A staunch critic of the divisive concept when it was first introduced back in March, Hamilton has since come around to the notion of a cockpit protection device and is considered a supporter for its introduction.
After Mercedes trialled the device on Nico Rosberg's car in Belgium, Hamilton had his first taste of the Halo in FP1 for the Singapore Grand Prix and gave a positive assessment, insisting visibility issues were minor before suggesting he'd have been happy to continue driving with it to the end of the session .
SINGAPORE GRAND PRIX - Free practice results (2)
“I barely noticed it, apart from when I'm in the garage and I've got the TV screen, I can't see the TV screen! But it was actually not really a problem. In my mirrors I couldn't see my rear wing so it blocks a bit of a view in the mirror but otherwise going forwards I didn't really notice it.
“I kind of felt like I should have just kept it on. It definitely doesn't look good but when we go back to that 17% it's better than nothing.”
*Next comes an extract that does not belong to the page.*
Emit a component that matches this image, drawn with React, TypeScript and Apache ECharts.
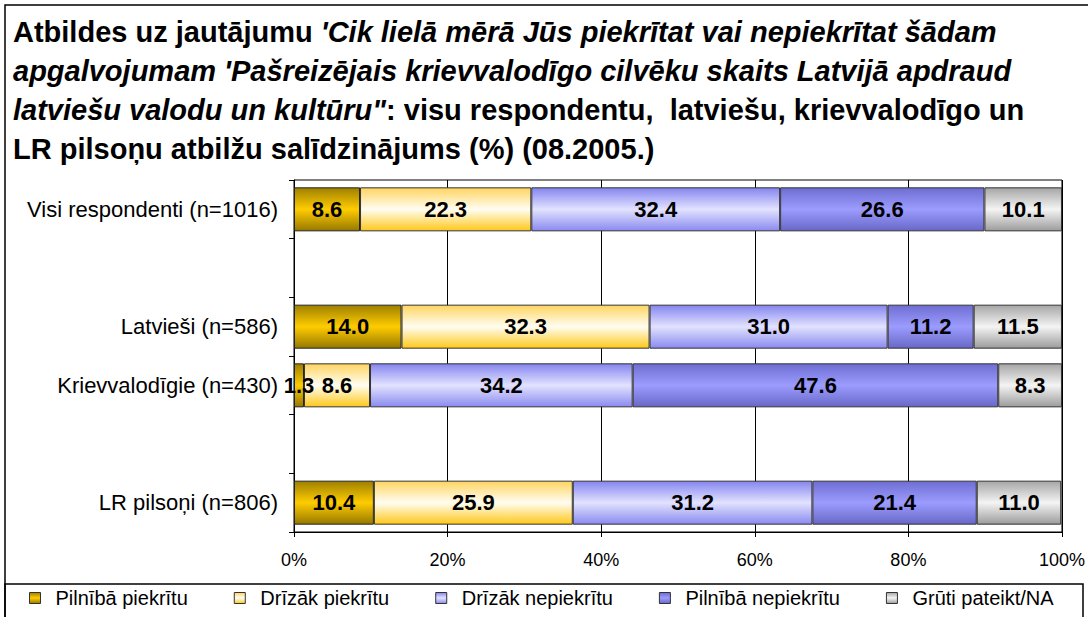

Another driver to try the 'Halo' for the first time, Alonso's main concerns centred around access and extraction. His words come six months after he pondered whether such a device would have hampered his exit from his heavily-damaged McLaren MP4-31 following a high-speed airborne accident in the Australian Grand Prix.
“The first impression with the Halo was that it's quite difficult to get in and out of the car. In terms of visibility it's obvious it reduces it but I'm sure you get used to it quickly. When the nosecones were raised visibility became a lot worse but two or three years later we were all pretty used to it.
“Once the Halo is imposed there will be an initial impact but we'll all get used to it quickly. There's work to be done in terms of design and accessibility has to improve, even for the mechanics to be able to tighten our seat belts.”
Neither team took the opportunity to use the Halo under harsh floodlights, instead using it at the beginning of FP1 before the sun had set.